The irony is rich: in 1980, we understood money because we could hold it. Now we have financial apps, credit scores, and investment portfolios, but we're more disconnected from our money than ever. Maybe the solution isn't more technology, it's bringing back some of that old-school tangibility, even if it's just forcing ourselves to watch the numbers change when we spend.

Visual Feature: From the Archives

The Phillies Clinch Their First World Series Title

On October 21, 1980, at Veterans Stadium in Philadelphia, the Phillies sealed a 4-1 victory over the Kansas City Royals in Game 6 of the World Series.
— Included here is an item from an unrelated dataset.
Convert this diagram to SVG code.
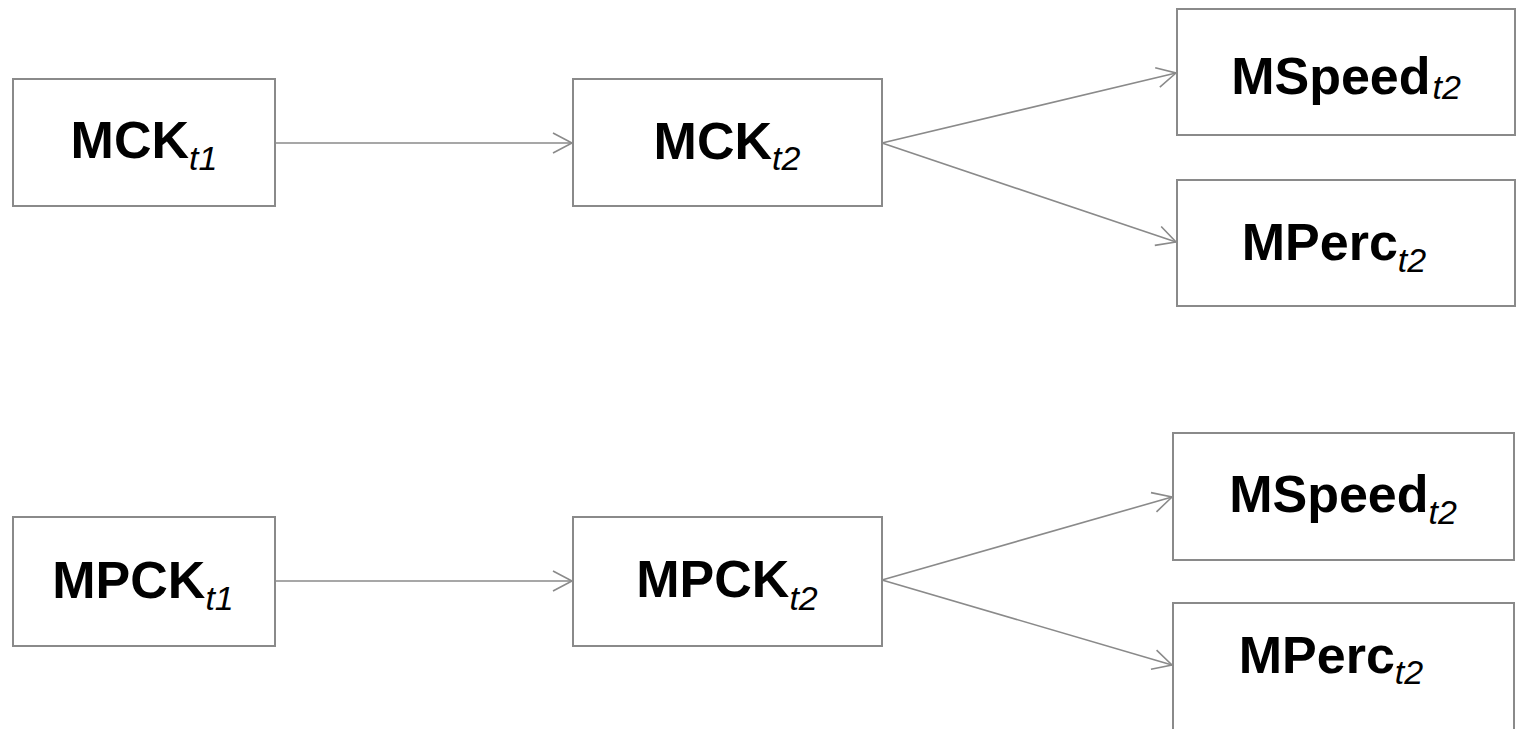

Tug McGraw struck out Willie Wilson for the final out, sparking jubilation in a city that had waited nearly a century for this moment.

The win was historic: Philadelphia became the last of the original 16 Major League teams to win a World Series. It also marked a cultural shift. After years of “so close” seasons (including division titles in the late ’70s but postseason losses), the Phillies turned their reputation around and brought a championship to a blue-collar city hungry for victory.
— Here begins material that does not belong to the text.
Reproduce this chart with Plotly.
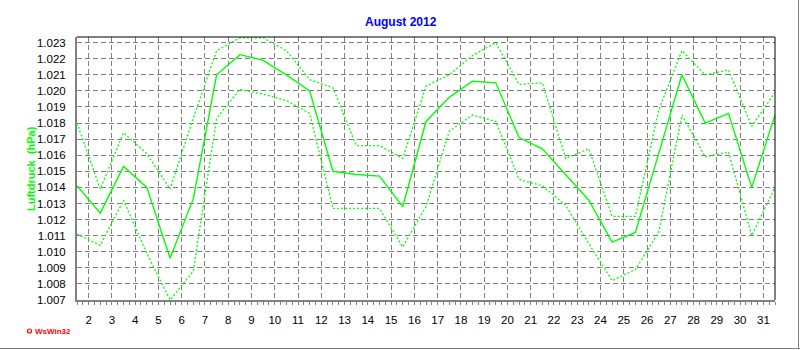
import plotly.graph_objects as go

# ---- data ----
title_text = "August 2012"
y_title = "Luftdruck  (hPa)"
days = list(range(1, 32))
mean_hpa = [1.0141, 1.0124, 1.0153, 1.0140, 1.0096, 1.0133, 1.0210, 1.02225, 1.0219, 1.0210,
            1.0200, 1.0150, 1.0148, 1.0147, 1.0128, 1.0181, 1.0196, 1.0206, 1.0205, 1.0171,
            1.0164, 1.0148, 1.0132, 1.0106, 1.0112, 1.0161, 1.0210, 1.0180, 1.0186, 1.0140,
            1.0185]
max_hpa = [1.0180, 1.0139, 1.0174, 1.0161, 1.0139, 1.0183, 1.0225, 1.0233, 1.0233, 1.0225,
           1.0207, 1.0202, 1.0166, 1.0166, 1.0158, 1.0203, 1.0210, 1.0222, 1.0230, 1.0204,
           1.0205, 1.0158, 1.0164, 1.0122, 1.0122, 1.0188, 1.0225, 1.0210, 1.0213, 1.0178,
           1.0199]
min_hpa = [1.0111, 1.0104, 1.0132, 1.0099, 1.0070, 1.0088, 1.0183, 1.0201, 1.0198, 1.0194,
           1.0186, 1.0127, 1.0127, 1.0127, 1.0103, 1.0128, 1.0175, 1.0185, 1.0181, 1.0145,
           1.0141, 1.0129, 1.0105, 1.0082, 1.0089, 1.0112, 1.0185, 1.0159, 1.0162, 1.0110,
           1.0140]
tick_days = list(range(2, 32))

# each daily value sits in the middle of its day
x = [d + 0.5 for d in days]

GREEN = "#00FF00"
GRID = "#808080"
FONT = "Arial, Liberation Sans, sans-serif"
FS = 11.5

fig = go.Figure()
fig.add_trace(go.Scatter(x=x, y=max_hpa, mode="lines",
                         line=dict(color=GREEN, width=1.3, dash="2px,2px")))
fig.add_trace(go.Scatter(x=x, y=min_hpa, mode="lines",
                         line=dict(color=GREEN, width=1.3, dash="2px,2px")))
fig.add_trace(go.Scatter(x=x, y=mean_hpa, mode="lines",
                         line=dict(color=GREEN, width=1.4)))

L, R, T, B = 77, 25, 37, 50
W, H = 800, 350
pw, ph = W - L - R, H - T - B


def px(xp):
    return (xp - L) / pw


def py(yp):
    return (H - B - yp) / ph


fig.update_layout(
    width=W, height=H,
    margin=dict(l=L, r=R, t=T, b=B, autoexpand=False),
    paper_bgcolor="white", plot_bgcolor="white",
    showlegend=False, hovermode=False,
    font=dict(family=FONT, size=FS, color="black"),
    xaxis=dict(range=[1.5, 31.5], tickvals=tick_days, ticktext=[str(t) for t in tick_days],
               showgrid=True, gridcolor=GRID, griddash="5px,3px", gridwidth=1,
               showline=True, linecolor=GRID, linewidth=2,
               ticks="outside", ticklen=3, tickcolor=GRID, tickwidth=1,
               minor=dict(dtick=0.25, ticks="outside", ticklen=3, tickcolor=GRID, showgrid=False),
               zeroline=False, ticklabelstandoff=5,
               tickfont=dict(size=FS, family=FONT, color="black")),
    yaxis=dict(range=[1.007, 1.02335], dtick=0.001, tick0=1.007, tickformat=".3f",
               showgrid=True, gridcolor=GRID, griddash="5px,3px", gridwidth=1,
               showline=True, linecolor=GRID, linewidth=2,
               ticks="", zeroline=False, ticklabelstandoff=7,
               tickfont=dict(size=FS, family=FONT, color="black")),
    shapes=[
        dict(type="line", xref="paper", yref="paper", x0=0, x1=1, y0=1, y1=1,
             line=dict(color="black", width=1)),
        dict(type="line", xref="paper", yref="paper", x0=1, x1=1, y0=0, y1=1,
             line=dict(color="black", width=1)),
        # outer frame (bottom / right)
        dict(type="line", xref="paper", yref="paper", x0=px(0), x1=px(800), y0=py(348.5), y1=py(348.5),
             line=dict(color="#808080", width=1)),
        dict(type="line", xref="paper", yref="paper", x0=px(798.5), x1=px(798.5), y0=py(0), y1=py(349),
             line=dict(color="#808080", width=1)),
        # WsWin32 logo dot
        dict(type="circle", xref="paper", yref="paper", x0=px(27.5), x1=px(31.5), y0=py(329), y1=py(333),
             line=dict(color="red", width=1.2), fillcolor="white"),
    ],
    annotations=[
        dict(text="<b>" + title_text + "</b>", xref="paper", yref="paper", x=px(401), y=py(22),
             xanchor="center", yanchor="middle", showarrow=False,
             font=dict(color="#0000FF", size=12, family=FONT)),
        dict(text="<b>" + y_title + "</b>", xref="paper", yref="paper", x=px(31), y=py(169),
             xanchor="center", yanchor="middle", showarrow=False, textangle=-90,
             font=dict(color=GREEN, size=11, family=FONT)),
        dict(text="<b>WsWin32</b>", xref="paper", yref="paper", x=px(33), y=py(331),
             xanchor="left", yanchor="middle", showarrow=False,
             font=dict(color="red", size=8, family=FONT)),
    ],
)

fig.write_html("out.html", config={"displayModeBar": False, "staticPlot": True},
               post_script="document.body.style.margin='0';document.body.style.overflow='hidden';")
For Gen X, it was a reminder: persistence pays off, legends are born from routines, and sometimes the perfect pitch changes everything.

Life Reboot is sponsored by La’Merde Designs.

Mixtape Memory Lane is sponsored by 50 Ways to Keep Your Lover.

The Final Out

So here we are, forty-five years after October 1980…a world that felt solid in your hands and played through the speakers instead of the cloud.

Barbra Streisand was singing about love, Queen was blurring the lines between rock and funk, and Diana Ross was spinning the last glow of disco into something entirely her own.

On screen, Bill Murray was chasing gophers, the Ewings were feuding, and Philadelphia was finally celebrating a win that felt like redemption.

We planned our weekends around radio shows, counted quarters for phone calls, and argued over which movie to rent long before “streaming” was a word. It wasn’t simple, but it was full…full of sound, color, and connection that didn’t need a password.

Maybe that’s what October 1980 keeps trying to tell us: value doesn’t always come with a price tag. Sometimes it’s the song that still makes you smile, the show that never gets old, or the memory that stays clear no matter how much time passes. As Phillies shortstop Larry Bowa said after their long-awaited World Series win, “We weren’t the prettiest team, but we had heart. That’s what won it.”